## Dataset section
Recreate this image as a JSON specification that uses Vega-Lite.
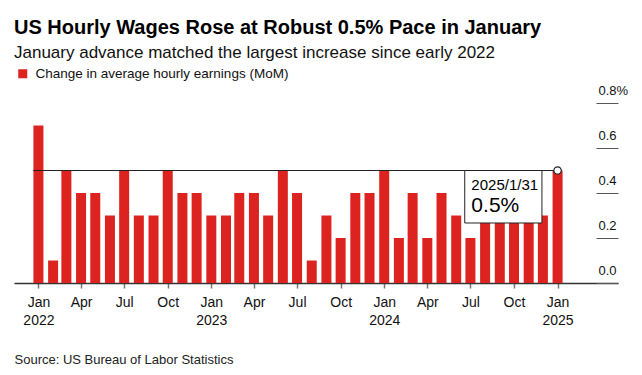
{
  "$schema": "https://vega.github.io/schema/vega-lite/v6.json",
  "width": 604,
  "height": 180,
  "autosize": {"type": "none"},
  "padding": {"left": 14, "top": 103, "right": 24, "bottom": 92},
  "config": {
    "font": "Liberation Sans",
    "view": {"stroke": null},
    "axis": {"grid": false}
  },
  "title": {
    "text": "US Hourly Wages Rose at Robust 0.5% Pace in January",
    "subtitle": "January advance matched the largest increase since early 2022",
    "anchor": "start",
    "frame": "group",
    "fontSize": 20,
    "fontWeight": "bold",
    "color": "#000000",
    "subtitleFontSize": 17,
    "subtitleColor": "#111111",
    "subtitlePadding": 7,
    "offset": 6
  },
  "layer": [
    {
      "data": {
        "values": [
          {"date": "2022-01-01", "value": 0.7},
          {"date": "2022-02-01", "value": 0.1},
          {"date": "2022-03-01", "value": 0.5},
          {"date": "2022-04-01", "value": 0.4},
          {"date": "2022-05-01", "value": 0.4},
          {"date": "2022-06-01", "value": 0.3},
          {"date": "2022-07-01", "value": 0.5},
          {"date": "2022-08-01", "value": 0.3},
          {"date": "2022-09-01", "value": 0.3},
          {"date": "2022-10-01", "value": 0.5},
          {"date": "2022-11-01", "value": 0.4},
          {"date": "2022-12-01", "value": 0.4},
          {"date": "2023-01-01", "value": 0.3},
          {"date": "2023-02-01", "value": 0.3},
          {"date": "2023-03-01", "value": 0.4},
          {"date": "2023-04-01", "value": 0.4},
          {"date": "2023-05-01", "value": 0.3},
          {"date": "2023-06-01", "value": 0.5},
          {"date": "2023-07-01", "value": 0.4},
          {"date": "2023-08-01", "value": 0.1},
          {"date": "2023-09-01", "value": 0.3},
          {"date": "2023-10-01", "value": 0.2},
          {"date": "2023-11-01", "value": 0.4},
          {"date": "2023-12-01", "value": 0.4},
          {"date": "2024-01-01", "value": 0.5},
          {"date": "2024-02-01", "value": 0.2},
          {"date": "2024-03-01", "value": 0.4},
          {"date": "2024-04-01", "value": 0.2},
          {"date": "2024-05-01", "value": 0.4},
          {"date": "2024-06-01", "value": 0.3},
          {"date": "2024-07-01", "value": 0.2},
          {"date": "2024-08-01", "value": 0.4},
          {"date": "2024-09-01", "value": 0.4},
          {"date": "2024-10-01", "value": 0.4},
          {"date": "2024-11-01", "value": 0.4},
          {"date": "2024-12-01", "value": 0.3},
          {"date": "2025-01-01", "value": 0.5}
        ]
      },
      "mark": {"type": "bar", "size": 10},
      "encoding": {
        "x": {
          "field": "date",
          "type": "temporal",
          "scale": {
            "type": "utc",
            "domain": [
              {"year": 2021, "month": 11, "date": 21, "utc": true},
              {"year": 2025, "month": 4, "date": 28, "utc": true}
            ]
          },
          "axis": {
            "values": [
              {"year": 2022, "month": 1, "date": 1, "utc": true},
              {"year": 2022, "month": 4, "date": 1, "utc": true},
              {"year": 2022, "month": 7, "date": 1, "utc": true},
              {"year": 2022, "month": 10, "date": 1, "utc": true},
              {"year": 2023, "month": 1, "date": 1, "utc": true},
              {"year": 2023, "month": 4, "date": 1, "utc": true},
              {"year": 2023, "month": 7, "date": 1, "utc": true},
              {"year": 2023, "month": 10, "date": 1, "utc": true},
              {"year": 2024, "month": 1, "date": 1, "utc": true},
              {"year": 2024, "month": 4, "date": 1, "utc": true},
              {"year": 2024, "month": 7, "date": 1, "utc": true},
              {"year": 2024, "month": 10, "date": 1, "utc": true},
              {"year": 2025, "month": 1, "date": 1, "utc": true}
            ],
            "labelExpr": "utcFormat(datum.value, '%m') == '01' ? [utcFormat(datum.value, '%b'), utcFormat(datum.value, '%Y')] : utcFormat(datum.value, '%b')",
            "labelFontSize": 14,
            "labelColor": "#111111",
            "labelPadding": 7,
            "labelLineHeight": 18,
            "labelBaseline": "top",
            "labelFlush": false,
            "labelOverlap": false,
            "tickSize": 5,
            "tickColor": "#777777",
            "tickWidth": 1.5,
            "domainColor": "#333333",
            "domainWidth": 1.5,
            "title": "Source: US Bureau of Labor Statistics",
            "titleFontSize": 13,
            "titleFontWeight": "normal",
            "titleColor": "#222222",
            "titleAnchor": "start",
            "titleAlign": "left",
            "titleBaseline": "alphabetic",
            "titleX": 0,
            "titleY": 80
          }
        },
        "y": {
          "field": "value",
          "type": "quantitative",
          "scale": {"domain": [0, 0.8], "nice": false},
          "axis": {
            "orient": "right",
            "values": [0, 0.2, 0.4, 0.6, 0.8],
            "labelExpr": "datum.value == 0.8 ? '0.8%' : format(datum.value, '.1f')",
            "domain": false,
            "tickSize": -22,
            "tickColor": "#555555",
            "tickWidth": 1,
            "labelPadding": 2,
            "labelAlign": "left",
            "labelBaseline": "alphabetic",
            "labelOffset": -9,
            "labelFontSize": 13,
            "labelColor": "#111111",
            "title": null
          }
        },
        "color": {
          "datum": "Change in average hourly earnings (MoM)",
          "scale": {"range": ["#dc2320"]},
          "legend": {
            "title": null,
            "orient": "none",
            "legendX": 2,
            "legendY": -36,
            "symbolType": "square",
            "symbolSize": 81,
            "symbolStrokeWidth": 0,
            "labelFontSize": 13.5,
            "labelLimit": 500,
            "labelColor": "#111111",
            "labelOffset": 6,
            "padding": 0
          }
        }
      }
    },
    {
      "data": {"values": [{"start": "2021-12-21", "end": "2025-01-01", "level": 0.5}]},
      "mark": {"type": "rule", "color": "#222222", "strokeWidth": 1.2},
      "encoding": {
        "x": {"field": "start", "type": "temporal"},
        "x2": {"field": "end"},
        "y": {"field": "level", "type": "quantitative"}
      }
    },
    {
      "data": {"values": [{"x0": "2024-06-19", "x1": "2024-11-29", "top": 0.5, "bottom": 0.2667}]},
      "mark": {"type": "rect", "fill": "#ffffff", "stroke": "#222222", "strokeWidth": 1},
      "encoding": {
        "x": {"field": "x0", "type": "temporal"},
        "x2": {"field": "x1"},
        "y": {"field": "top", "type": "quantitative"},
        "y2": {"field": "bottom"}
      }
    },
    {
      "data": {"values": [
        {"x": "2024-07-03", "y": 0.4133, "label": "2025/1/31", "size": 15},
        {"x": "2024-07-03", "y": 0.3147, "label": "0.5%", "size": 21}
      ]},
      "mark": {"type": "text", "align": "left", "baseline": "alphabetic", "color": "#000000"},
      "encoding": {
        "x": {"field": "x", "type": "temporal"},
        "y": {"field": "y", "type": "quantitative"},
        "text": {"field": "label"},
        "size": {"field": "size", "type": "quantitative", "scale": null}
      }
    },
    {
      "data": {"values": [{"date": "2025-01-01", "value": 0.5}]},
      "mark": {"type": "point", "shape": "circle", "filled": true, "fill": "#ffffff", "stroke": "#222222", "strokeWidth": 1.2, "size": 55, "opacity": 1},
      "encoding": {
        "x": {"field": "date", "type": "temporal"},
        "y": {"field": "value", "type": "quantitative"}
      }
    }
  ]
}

## Set problem
Keep the pictures out of the copy and write out the data exactly as it stands.

## Response
Recreate this image as a JSON specification that uses Vega-Lite.
{
  "$schema": "https://vega.github.io/schema/vega-lite/v6.json",
  "width": 604,
  "height": 180,
  "autosize": {"type": "none"},
  "padding": {"left": 14, "top": 103, "right": 24, "bottom": 92},
  "config": {
    "font": "Liberation Sans",
    "view": {"stroke": null},
    "axis": {"grid": false}
  },
  "title": {
    "text": "US Hourly Wages Rose at Robust 0.5% Pace in January",
    "subtitle": "January advance matched the largest increase since early 2022",
    "anchor": "start",
    "frame": "group",
    "fontSize": 20,
    "fontWeight": "bold",
    "color": "#000000",
    "subtitleFontSize": 17,
    "subtitleColor": "#111111",
    "subtitlePadding": 7,
    "offset": 6
  },
  "layer": [
    {
      "data": {
        "values": [
          {"date": "2022-01-01", "value": 0.7},
          {"date": "2022-02-01", "value": 0.1},
          {"date": "2022-03-01", "value": 0.5},
          {"date": "2022-04-01", "value": 0.4},
          {"date": "2022-05-01", "value": 0.4},
          {"date": "2022-06-01", "value": 0.3},
          {"date": "2022-07-01", "value": 0.5},
          {"date": "2022-08-01", "value": 0.3},
          {"date": "2022-09-01", "value": 0.3},
          {"date": "2022-10-01", "value": 0.5},
          {"date": "2022-11-01", "value": 0.4},
          {"date": "2022-12-01", "value": 0.4},
          {"date": "2023-01-01", "value": 0.3},
          {"date": "2023-02-01", "value": 0.3},
          {"date": "2023-03-01", "value": 0.4},
          {"date": "2023-04-01", "value": 0.4},
          {"date": "2023-05-01", "value": 0.3},
          {"date": "2023-06-01", "value": 0.5},
          {"date": "2023-07-01", "value": 0.4},
          {"date": "2023-08-01", "value": 0.1},
          {"date": "2023-09-01", "value": 0.3},
          {"date": "2023-10-01", "value": 0.2},
          {"date": "2023-11-01", "value": 0.4},
          {"date": "2023-12-01", "value": 0.4},
          {"date": "2024-01-01", "value": 0.5},
          {"date": "2024-02-01", "value": 0.2},
          {"date": "2024-03-01", "value": 0.4},
          {"date": "2024-04-01", "value": 0.2},
          {"date": "2024-05-01", "value": 0.4},
          {"date": "2024-06-01", "value": 0.3},
          {"date": "2024-07-01", "value": 0.2},
          {"date": "2024-08-01", "value": 0.4},
          {"date": "2024-09-01", "value": 0.4},
          {"date": "2024-10-01", "value": 0.4},
          {"date": "2024-11-01", "value": 0.4},
          {"date": "2024-12-01", "value": 0.3},
          {"date": "2025-01-01", "value": 0.5}
        ]
      },
      "mark": {"type": "bar", "size": 10},
      "encoding": {
        "x": {
          "field": "date",
          "type": "temporal",
          "scale": {
            "type": "utc",
            "domain": [
              {"year": 2021, "month": 11, "date": 21, "utc": true},
              {"year": 2025, "month": 4, "date": 28, "utc": true}
            ]
          },
          "axis": {
            "values": [
              {"year": 2022, "month": 1, "date": 1, "utc": true},
              {"year": 2022, "month": 4, "date": 1, "utc": true},
              {"year": 2022, "month": 7, "date": 1, "utc": true},
              {"year": 2022, "month": 10, "date": 1, "utc": true},
              {"year": 2023, "month": 1, "date": 1, "utc": true},
              {"year": 2023, "month": 4, "date": 1, "utc": true},
              {"year": 2023, "month": 7, "date": 1, "utc": true},
              {"year": 2023, "month": 10, "date": 1, "utc": true},
              {"year": 2024, "month": 1, "date": 1, "utc": true},
              {"year": 2024, "month": 4, "date": 1, "utc": true},
              {"year": 2024, "month": 7, "date": 1, "utc": true},
              {"year": 2024, "month": 10, "date": 1, "utc": true},
              {"year": 2025, "month": 1, "date": 1, "utc": true}
            ],
            "labelExpr": "utcFormat(datum.value, '%m') == '01' ? [utcFormat(datum.value, '%b'), utcFormat(datum.value, '%Y')] : utcFormat(datum.value, '%b')",
            "labelFontSize": 14,
            "labelColor": "#111111",
            "labelPadding": 7,
            "labelLineHeight": 18,
            "labelBaseline": "top",
            "labelFlush": false,
            "labelOverlap": false,
            "tickSize": 5,
            "tickColor": "#777777",
            "tickWidth": 1.5,
            "domainColor": "#333333",
            "domainWidth": 1.5,
            "title": "Source: US Bureau of Labor Statistics",
            "titleFontSize": 13,
            "titleFontWeight": "normal",
            "titleColor": "#222222",
            "titleAnchor": "start",
            "titleAlign": "left",
            "titleBaseline": "alphabetic",
            "titleX": 0,
            "titleY": 80
          }
        },
        "y": {
          "field": "value",
          "type": "quantitative",
          "scale": {"domain": [0, 0.8], "nice": false},
          "axis": {
            "orient": "right",
            "values": [0, 0.2, 0.4, 0.6, 0.8],
            "labelExpr": "datum.value == 0.8 ? '0.8%' : format(datum.value, '.1f')",
            "domain": false,
            "tickSize": -22,
            "tickColor": "#555555",
            "tickWidth": 1,
            "labelPadding": 2,
            "labelAlign": "left",
            "labelBaseline": "alphabetic",
            "labelOffset": -9,
            "labelFontSize": 13,
            "labelColor": "#111111",
            "title": null
          }
        },
        "color": {
          "datum": "Change in average hourly earnings (MoM)",
          "scale": {"range": ["#dc2320"]},
          "legend": {
            "title": null,
            "orient": "none",
            "legendX": 2,
            "legendY": -36,
            "symbolType": "square",
            "symbolSize": 81,
            "symbolStrokeWidth": 0,
            "labelFontSize": 13.5,
            "labelLimit": 500,
            "labelColor": "#111111",
            "labelOffset": 6,
            "padding": 0
          }
        }
      }
    },
    {
      "data": {"values": [{"start": "2021-12-21", "end": "2025-01-01", "level": 0.5}]},
      "mark": {"type": "rule", "color": "#222222", "strokeWidth": 1.2},
      "encoding": {
        "x": {"field": "start", "type": "temporal"},
        "x2": {"field": "end"},
        "y": {"field": "level", "type": "quantitative"}
      }
    },
    {
      "data": {"values": [{"x0": "2024-06-19", "x1": "2024-11-29", "top": 0.5, "bottom": 0.2667}]},
      "mark": {"type": "rect", "fill": "#ffffff", "stroke": "#222222", "strokeWidth": 1},
      "encoding": {
        "x": {"field": "x0", "type": "temporal"},
        "x2": {"field": "x1"},
        "y": {"field": "top", "type": "quantitative"},
        "y2": {"field": "bottom"}
      }
    },
    {
      "data": {"values": [
        {"x": "2024-07-03", "y": 0.4133, "label": "2025/1/31", "size": 15},
        {"x": "2024-07-03", "y": 0.3147, "label": "0.5%", "size": 21}
      ]},
      "mark": {"type": "text", "align": "left", "baseline": "alphabetic", "color": "#000000"},
      "encoding": {
        "x": {"field": "x", "type": "temporal"},
        "y": {"field": "y", "type": "quantitative"},
        "text": {"field": "label"},
        "size": {"field": "size", "type": "quantitative", "scale": null}
      }
    },
    {
      "data": {"values": [{"date": "2025-01-01", "value": 0.5}]},
      "mark": {"type": "point", "shape": "circle", "filled": true, "fill": "#ffffff", "stroke": "#222222", "strokeWidth": 1.2, "size": 55, "opacity": 1},
      "encoding": {
        "x": {"field": "date", "type": "temporal"},
        "y": {"field": "value", "type": "quantitative"}
      }
    }
  ]
}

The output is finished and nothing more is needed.